Juha Kaakinen, Leiter der finnischen NGO Y-Foundation berichtet in einem Zeit-Online Interview vom 01.03.18: „Wir haben das Prinzip umgedreht: Normalerweise müssen Obdachlose erst ihr Leben auf die Reihe kriegen, um wieder eine eigene Wohnung zu bekommen. Wir machen das andersherum. Wir geben ihnen eine dauerhafte Wohnung, damit sie ihr übriges Leben wieder in den Griff kriegen können. Seit 2008 gibt es das Housing-First-Programm in den zehn größten Städten in Finnland. Wir sprechen Obdachlose auf der Straße an, in den Heimen, bei Treffen mit Sozialarbeitern“.

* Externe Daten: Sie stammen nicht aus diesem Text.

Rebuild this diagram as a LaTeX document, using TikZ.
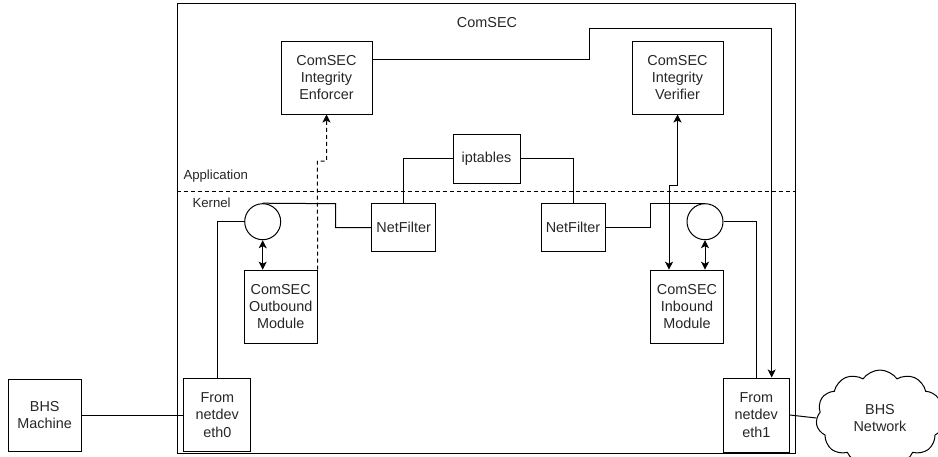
\documentclass[tikz,border=0pt]{standalone}
\usepackage{fontspec}
\setmainfont{Liberation Sans}
\usetikzlibrary{arrows.meta,shapes.symbols}
\newcommand\boxfont{\fontsize{14.4}{17.3}\selectfont}
\newcommand\layerfont{\fontsize{13.2}{15.8}\selectfont}

\begin{document}
\begin{tikzpicture}[x=1pt, y=-1pt, line width=1pt,
    box/.style={draw, inner sep=0pt, align=center, font=\boxfont, text=black!85},
    lbl/.style={inner sep=0pt, anchor=west, font=\layerfont, text=black!85},
    hook/.style={draw, circle, minimum size=36pt, inner sep=0pt},
    arr/.style={-{Stealth[length=8pt, width=8pt, inset=2pt]}},
    dbl/.style={{Stealth[length=8pt, width=8pt, inset=2pt]}-{Stealth[length=8pt, width=8pt, inset=2pt]}},
    sep/.style={dash pattern=on 4pt off 3pt}]
  \useasboundingbox (0,0) rectangle (938,456);
  % Outer ComSEC box
  \node[draw, minimum width=618pt, minimum height=450pt, inner sep=0pt] (comsec) at (486,228) {};
  \node[font=\boxfont, text=black!85] (title) at (487,23) {ComSEC};
  % Layers
  \draw[sep] (comsec.west |- 0,191.5) -- (comsec.east |- 0,191.5);
  \node[lbl] (app) at (183,176) {Application};
  \node[lbl] (kern) at (192,203) {Kernel};
  % Application
  \node[box, minimum width=91pt, minimum height=73pt] (enf) at (326.5,77.5) {ComSEC\\Integrity\\Enforcer};
  \node[box, minimum width=91pt, minimum height=73pt] (ver) at (677.5,77.5) {ComSEC\\Integrity\\Verifier};
  \node[box, minimum width=67pt, minimum height=49pt] (ipt) at (486.5,158.5) {iptables};
  % Kernel
  \node[hook] (hl) at (262.7,221.7) {};
  \node[hook] (hr) at (705,221.7) {};
  \node[box, minimum width=64pt, minimum height=48pt] (nfl) at (403.7,227.5) {NetFilter};
  \node[box, minimum width=64pt, minimum height=48pt] (nfr) at (573,227.5) {NetFilter};
  \node[box, minimum width=73pt, minimum height=73pt] (outb) at (280.7,306.7) {ComSEC\\Outbound\\Module};
  \node[box, minimum width=73pt, minimum height=73pt] (inb) at (687,306.7) {ComSEC\\Inbound\\Module};
  \node[box, minimum width=67pt, minimum height=73pt] (eth0) at (217.3,415) {From\\netdev\\eth0};
  \node[box, minimum width=66pt, minimum height=74pt] (eth1) at (756.3,415) {From\\netdev\\eth1};
  % Outside
  \node[box, minimum width=73pt, minimum height=72pt] (bhs) at (44.7,415) {BHS\\Machine};
  \node[box, cloud, cloud puffs=11, cloud puff arc=110, aspect=1.4,
        minimum width=128pt, minimum height=96pt] (net) at (880,418) {BHS\\Network};

  \draw[arr] ([yshift=18pt]enf.east) -| (589,28) -| ([xshift=15.4pt]eth1.north);
  \draw[arr, sep] (outb.north east) -- (317.3,161) -| (enf.south);
  \draw[dbl] (hl.south) -- (hl.south |- outb.north);
  \draw (eth0.north) |- (hl.west);
  \draw (hl.north) -- (335.7,203.7) |- (nfl.west);
  \draw (nfl.north) |- (ipt.west);
  \draw (ipt.east) -| (nfr.north);
  \draw (nfr.east) -- (nfr.east -| inb.west) |- (hr.north);
  \draw (hr.east) -| (eth1.north);
  \draw[dbl] (ver.south) -- (677.5,185) -| ([xshift=-18pt]inb.north);
  \draw[dbl] (hr.south) -- (hr.south |- inb.north);
  \draw (bhs.east) -- (eth0.west);
  \draw (eth1.east) -- (net.west);
\end{tikzpicture}
\end{document}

Diese Maßnahme zeigt Erfolg, enn in FInnland gibt es faktisch keine Straßenobdachlosigkeit mehr. Das wurde durch ein entsprechendes Regierungshandeln in enger Zusammenarbeit mit Nichtregierungsorganisationen erreicht.

Hierzulande fehlt bisher der politische Wille der Großen Koalition. Das eigentlich vorhandene Geld wird nicht richtig verteilt. Es bleibt somit leider auf absehbare Zeit ein sozialpolitisches Drama, dass auf dem Rücken der Schwächsten ausgetragen wird. Jetzt, wo die kalte Jahreszeit vor der Tür steht, beginnt eine weitere Stufe des Leidens – für alle Menschen ohne Obdach, ohne eigene vier Wände. „Die dritte Haut“, wie eine Wohnung oft genannt wird, ist ein lebensnotwendiger Schutz für alle Menschen. Wohnen ist ein Grundrecht und müsste in einer menschlichen Gesellschaft in ausreichendem Maß zur Verfügung gestellt werden.